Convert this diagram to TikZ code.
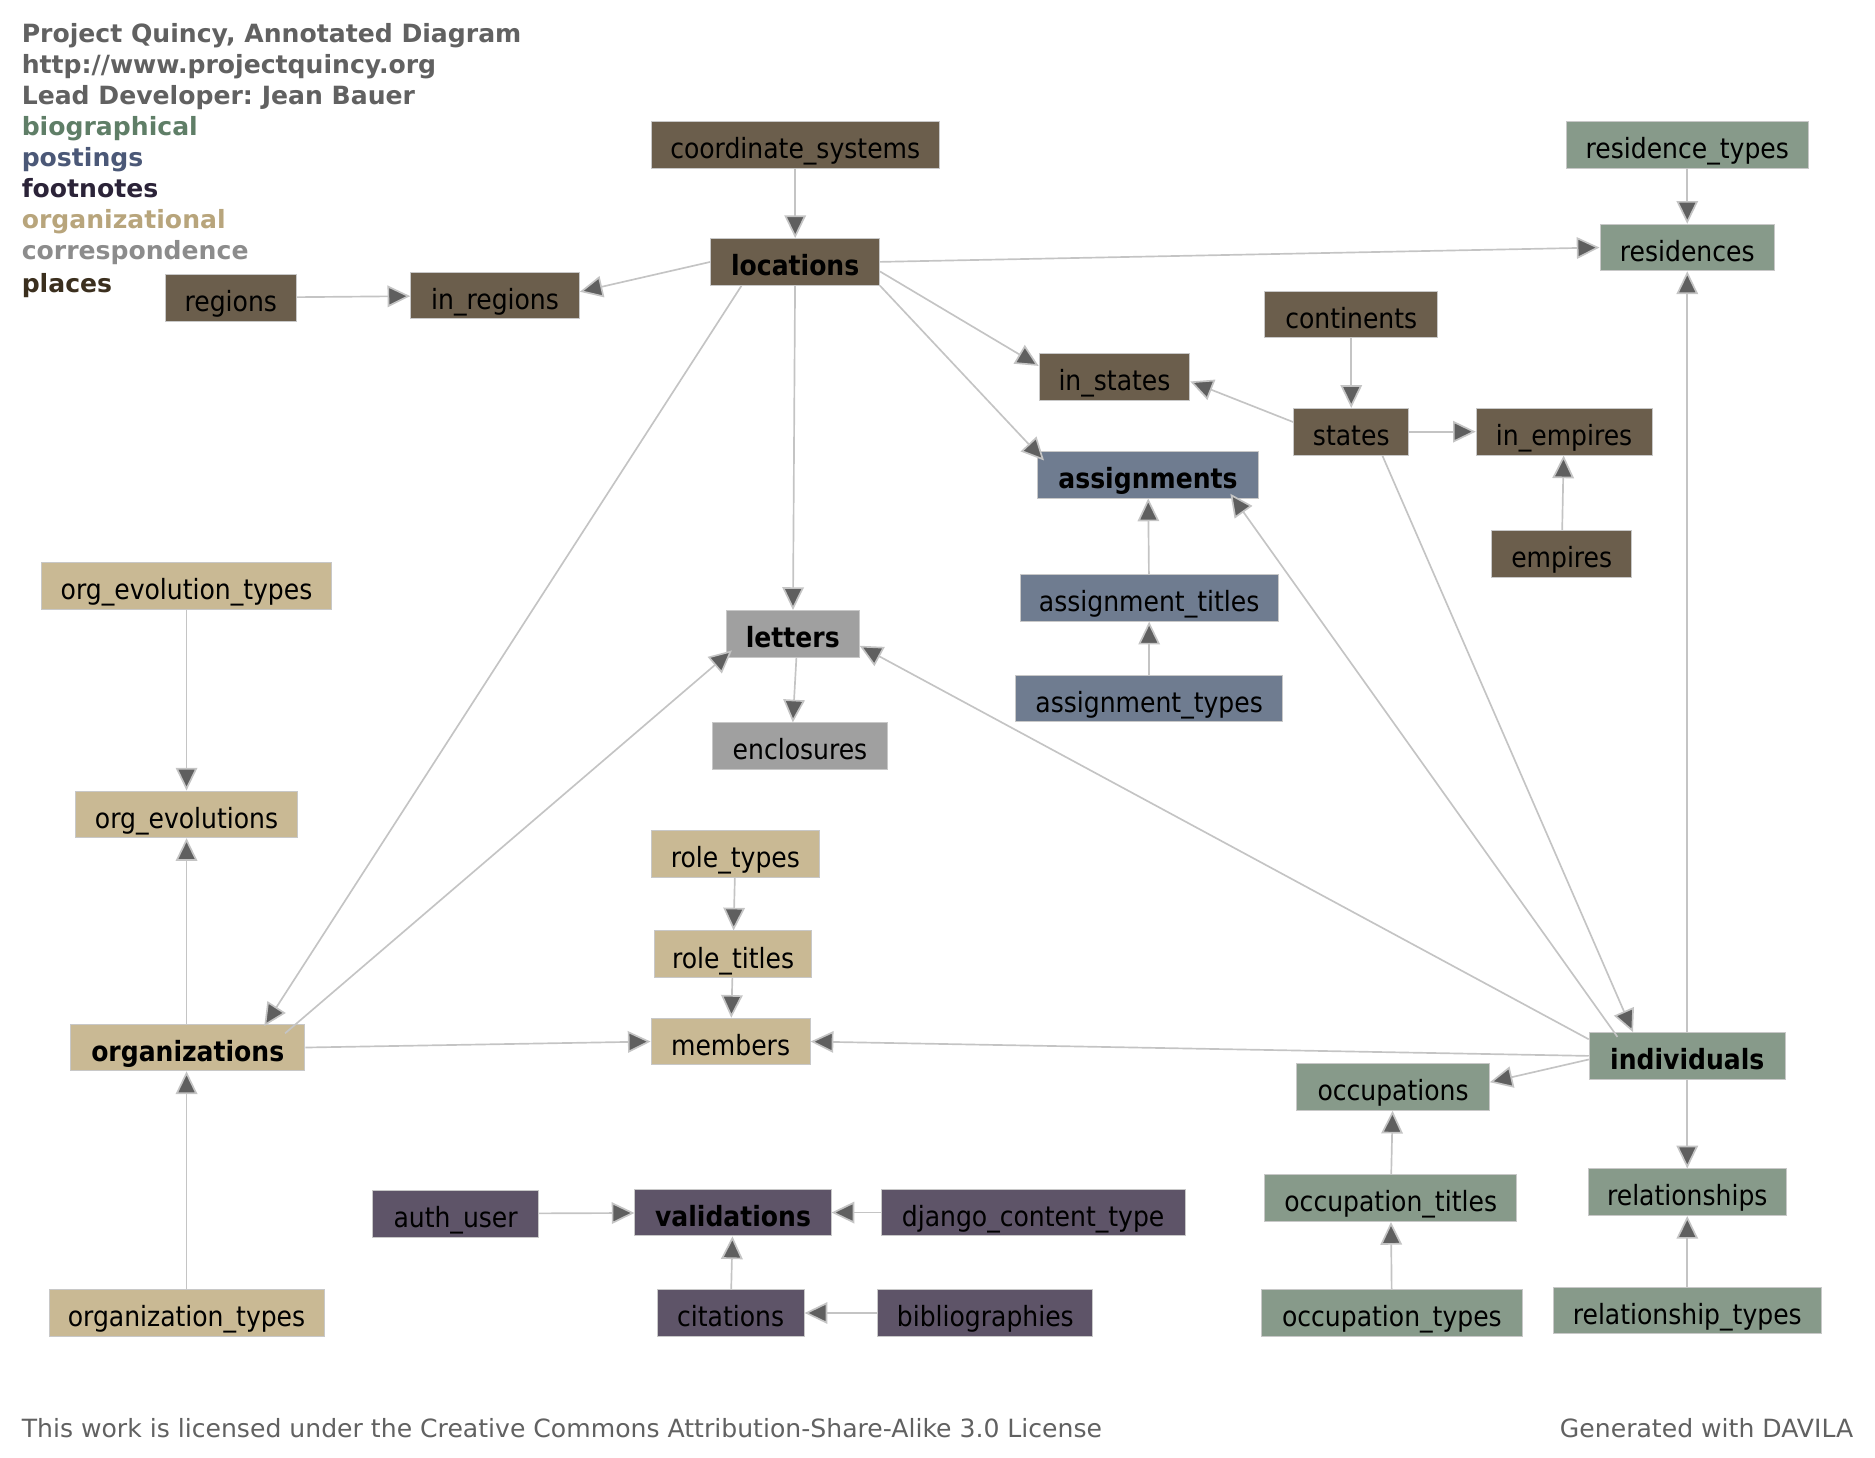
\documentclass[tikz,border=0pt]{standalone}
\usepackage{fontspec}
\setmainfont{DejaVu Sans}
\newfontfamily\tblfam{DejaVu Sans Condensed}
\usepackage{tikz}
\usetikzlibrary{arrows.meta,calc}
\definecolor{places}{HTML}{6B5E4C}
\definecolor{bio}{HTML}{879A8A}
\definecolor{post}{HTML}{6F7C90}
\definecolor{foot}{HTML}{5E5468}
\definecolor{orgn}{HTML}{C9B994}
\definecolor{corr}{HTML}{A0A0A0}
\definecolor{boxedge}{HTML}{C8C8C8}
\definecolor{edgegray}{HTML}{C4C4C4}
\definecolor{tipgray}{HTML}{5F5F5F}
\definecolor{headgray}{HTML}{616161}
\definecolor{biotext}{HTML}{5F7E67}
\definecolor{posttext}{HTML}{4B5877}
\definecolor{foottext}{HTML}{2B2338}
\definecolor{orgtext}{HTML}{B8A57C}
\definecolor{corrtext}{HTML}{8C8C8C}
\definecolor{placetext}{HTML}{3B2F1E}
\newcommand\tblfont{\tblfam\fontsize{23.3}{27}\selectfont}
\newcommand\notefont{\fontsize{21}{25}\selectfont}
\tikzset{
  tbl/.style={draw=boxedge, line width=0.8pt, fill=#1, minimum height=39pt, inner xsep=4pt,
    text height=24pt, text depth=1pt, font=\tblfont},
  tbl/.default=bio,
  hub/.style={tbl=#1, font=\tblfont\bfseries},
  note/.style={anchor=west, inner sep=0pt, text height=15.3pt, text depth=4.5pt, font=\notefont},
  key/.style={note, font=\notefont\bfseries, text=#1},
  fk/.style={draw=edgegray, line width=1.4pt, -{Triangle[length=19pt, width=18pt, fill=tipgray]}},
}

\begin{document}
\frenchspacing
\begin{tikzpicture}[x=1pt, y=-1pt]
  \useasboundingbox (0,0) rectangle (1568,1219);
  % legend
  \node[key=headgray] (title) at (18,30) {Project Quincy, Annotated Diagram};
  \node[key=headgray] (url) at (18,56) {http://www.projectquincy.org};
  \node[key=headgray] (lead) at (18,82) {Lead Developer: Jean Bauer};
  \node[key=biotext] (kbio) at (18,108) {biographical};
  \node[key=posttext] (kpost) at (18,134) {postings};
  \node[key=foottext] (kfoot) at (18,160) {footnotes};
  \node[key=orgtext] (korg) at (18,186) {organizational};
  \node[key=corrtext] (kcorr) at (18,212) {correspondence};
  \node[key=placetext] (kplace) at (18,239) {places};

  % places
  \node[tbl=places, minimum width=241pt] (coordinate_systems) at (665,121) {coordinate\_systems};
  \node[hub=places, minimum width=141pt] (locations) at (665,219) {locations};
  \node[tbl=places, minimum width=110pt] (regions) at (193,249) {regions};
  \node[tbl=places, minimum width=141pt] (in_regions) at (414,247) {in\_regions};
  \node[tbl=places, minimum width=145pt] (continents) at (1130,263) {continents};
  \node[tbl=places, minimum width=126pt] (in_states) at (932,315) {in\_states};
  \node[tbl=places, minimum width=96pt] (states) at (1130,361) {states};
  \node[tbl=places, minimum width=147pt] (in_empires) at (1308,361) {in\_empires};
  \node[tbl=places, minimum width=117pt] (empires) at (1306,463) {empires};

  % biographical
  \node[tbl=bio, minimum width=202pt] (residence_types) at (1411,121) {residence\_types};
  \node[tbl=bio, minimum width=146pt] (residences) at (1411,207) {residences};
  \node[hub=bio, minimum width=164pt] (individuals) at (1411,883) {individuals};
  \node[tbl=bio, minimum width=161pt] (occupations) at (1165,909) {occupations};
  \node[tbl=bio, minimum width=166pt] (relationships) at (1411,997) {relationships};
  \node[tbl=bio, minimum width=211pt] (occupation_titles) at (1163,1002) {occupation\_titles};
  \node[tbl=bio, minimum width=218pt] (occupation_types) at (1164,1098) {occupation\_types};
  \node[tbl=bio, minimum width=224pt] (relationship_types) at (1411,1096) {relationship\_types};

  % postings
  \node[hub=post, minimum width=185pt] (assignments) at (960,397) {assignments};
  \node[tbl=post, minimum width=216pt] (assignment_titles) at (961,500) {assignment\_titles};
  \node[tbl=post, minimum width=223pt] (assignment_types) at (961,584) {assignment\_types};

  % correspondence
  \node[hub=corr, minimum width=111pt] (letters) at (663,530) {letters};
  \node[tbl=corr, minimum width=146pt] (enclosures) at (669,624) {enclosures};

  % organizational
  \node[tbl=orgn, minimum width=243pt] (org_evolution_types) at (156,490) {org\_evolution\_types};
  \node[tbl=orgn, minimum width=185pt] (org_evolutions) at (156,681) {org\_evolutions};
  \node[hub=orgn, minimum width=196pt] (organizations) at (157,876) {organizations};
  \node[tbl=orgn, minimum width=230pt] (organization_types) at (156,1098) {organization\_types};
  \node[tbl=orgn, minimum width=140pt] (role_types) at (615,714) {role\_types};
  \node[tbl=orgn, minimum width=132pt] (role_titles) at (613,798) {role\_titles};
  \node[tbl=orgn, minimum width=133pt] (members) at (611,871) {members};

  % footnotes
  \node[tbl=foot, minimum width=139pt] (auth_user) at (381,1015) {auth\_user};
  \node[hub=foot, minimum width=164pt] (validations) at (613,1014) {validations};
  \node[tbl=foot, minimum width=254pt] (django_content_type) at (864,1014) {django\_content\_type};
  \node[tbl=foot, minimum width=123pt] (citations) at (611,1098) {citations};
  \node[tbl=foot, minimum width=180pt] (bibliographies) at (824,1098) {bibliographies};

  % foreign keys
  \draw[fk] (coordinate_systems) -- (locations);
  \draw[fk] (residence_types) -- (residences);
  \draw[fk] (locations.east) -- (residences.west);
  \draw[fk] (locations.west) -- ($(in_regions.east)+(0,-3)$);
  \draw[fk] (regions) -- (in_regions);
  \draw[fk] ($(locations.east)+(0,8)$) -- ($(in_states.west)+(0,-9)$);
  \draw[fk] (locations.south east) -- ($(assignments.north west)+(6,8)$);
  \draw[fk] (locations) -- (letters);
  \draw[fk] ($(locations.south west)+(26,0)$) -- ($(organizations.north)+(64,2)$);
  \draw[fk] (continents) -- (states);
  \draw[fk] ($(states.west)+(0,-8)$) -- ($(in_states.east)+(0,4)$);
  \draw[fk] (states) -- (in_empires);
  \draw[fk] (empires) -- (in_empires);
  \draw[fk] ($(states.south)+(26,0)$) -- ($(individuals.north west)+(37,0)$);
  \draw[fk] (assignment_titles) -- (assignments);
  \draw[fk] (assignment_types) -- (assignment_titles);
  \draw[fk] ($(individuals.north west)+(24,4)$) -- ($(assignments.south east)+(-24,-4)$);
  \draw[fk] ($(individuals.north west)+(0,6)$) -- ($(letters.east)+(0,10)$);
  \draw[fk] ($(letters.south)+(3,0)$) -- ($(enclosures.north)+(-6,0)$);
  \draw[fk] ($(organizations.north east)+(-17,8)$) -- ($(letters.south west)+(5,-6)$);
  \draw[fk] (org_evolution_types) -- (org_evolutions);
  \draw[fk] (organizations.north -| org_evolutions) -- (org_evolutions);
  \draw[fk] (organization_types) -- (organization_types |- organizations.south);
  \draw[fk] (organizations.east) -- (members.west);
  \draw[fk] (individuals.west) -- (members.east);
  \draw[fk] (role_types) -- (role_titles);
  \draw[fk] (role_titles) -- (members);
  \draw[fk] ($(individuals.west)+(0,3)$) -- ($(occupations.east)+(0,-4)$);
  \draw[fk] (individuals) -- (residences);
  \draw[fk] (individuals) -- (relationships);
  \draw[fk] (relationship_types) -- (relationships);
  \draw[fk] (occupation_titles) -- (occupations);
  \draw[fk] (occupation_types) -- (occupation_titles);
  \draw[fk] (auth_user) -- (validations);
  \draw[fk] (django_content_type) -- (validations);
  \draw[fk] (citations) -- (validations);
  \draw[fk] (bibliographies) -- (citations);

  % footer
  \node[note, text=headgray] (licence) at (18,1197) {This work is licensed under the Creative Commons Attribution-Share-Alike 3.0 License};
  \node[note, anchor=east, text=headgray] (davila) at (1550,1197) {Generated with DAVILA};
\end{tikzpicture}
\end{document}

==================================================

Pictures are excluded: retype only the lines from the beginning of the listing above through the line with "(kplace) at (18,239)", both included.

Convert this diagram to TikZ code.
\documentclass[tikz,border=0pt]{standalone}
\usepackage{fontspec}
\setmainfont{DejaVu Sans}
\newfontfamily\tblfam{DejaVu Sans Condensed}
\usepackage{tikz}
\usetikzlibrary{arrows.meta,calc}
\definecolor{places}{HTML}{6B5E4C}
\definecolor{bio}{HTML}{879A8A}
\definecolor{post}{HTML}{6F7C90}
\definecolor{foot}{HTML}{5E5468}
\definecolor{orgn}{HTML}{C9B994}
\definecolor{corr}{HTML}{A0A0A0}
\definecolor{boxedge}{HTML}{C8C8C8}
\definecolor{edgegray}{HTML}{C4C4C4}
\definecolor{tipgray}{HTML}{5F5F5F}
\definecolor{headgray}{HTML}{616161}
\definecolor{biotext}{HTML}{5F7E67}
\definecolor{posttext}{HTML}{4B5877}
\definecolor{foottext}{HTML}{2B2338}
\definecolor{orgtext}{HTML}{B8A57C}
\definecolor{corrtext}{HTML}{8C8C8C}
\definecolor{placetext}{HTML}{3B2F1E}
\newcommand\tblfont{\tblfam\fontsize{23.3}{27}\selectfont}
\newcommand\notefont{\fontsize{21}{25}\selectfont}
\tikzset{
  tbl/.style={draw=boxedge, line width=0.8pt, fill=#1, minimum height=39pt, inner xsep=4pt,
    text height=24pt, text depth=1pt, font=\tblfont},
  tbl/.default=bio,
  hub/.style={tbl=#1, font=\tblfont\bfseries},
  note/.style={anchor=west, inner sep=0pt, text height=15.3pt, text depth=4.5pt, font=\notefont},
  key/.style={note, font=\notefont\bfseries, text=#1},
  fk/.style={draw=edgegray, line width=1.4pt, -{Triangle[length=19pt, width=18pt, fill=tipgray]}},
}

\begin{document}
\frenchspacing
\begin{tikzpicture}[x=1pt, y=-1pt]
  \useasboundingbox (0,0) rectangle (1568,1219);
  % legend
  \node[key=headgray] (title) at (18,30) {Project Quincy, Annotated Diagram};
  \node[key=headgray] (url) at (18,56) {http://www.projectquincy.org};
  \node[key=headgray] (lead) at (18,82) {Lead Developer: Jean Bauer};
  \node[key=biotext] (kbio) at (18,108) {biographical};
  \node[key=posttext] (kpost) at (18,134) {postings};
  \node[key=foottext] (kfoot) at (18,160) {footnotes};
  \node[key=orgtext] (korg) at (18,186) {organizational};
  \node[key=corrtext] (kcorr) at (18,212) {correspondence};
  \node[key=placetext] (kplace) at (18,239) {places};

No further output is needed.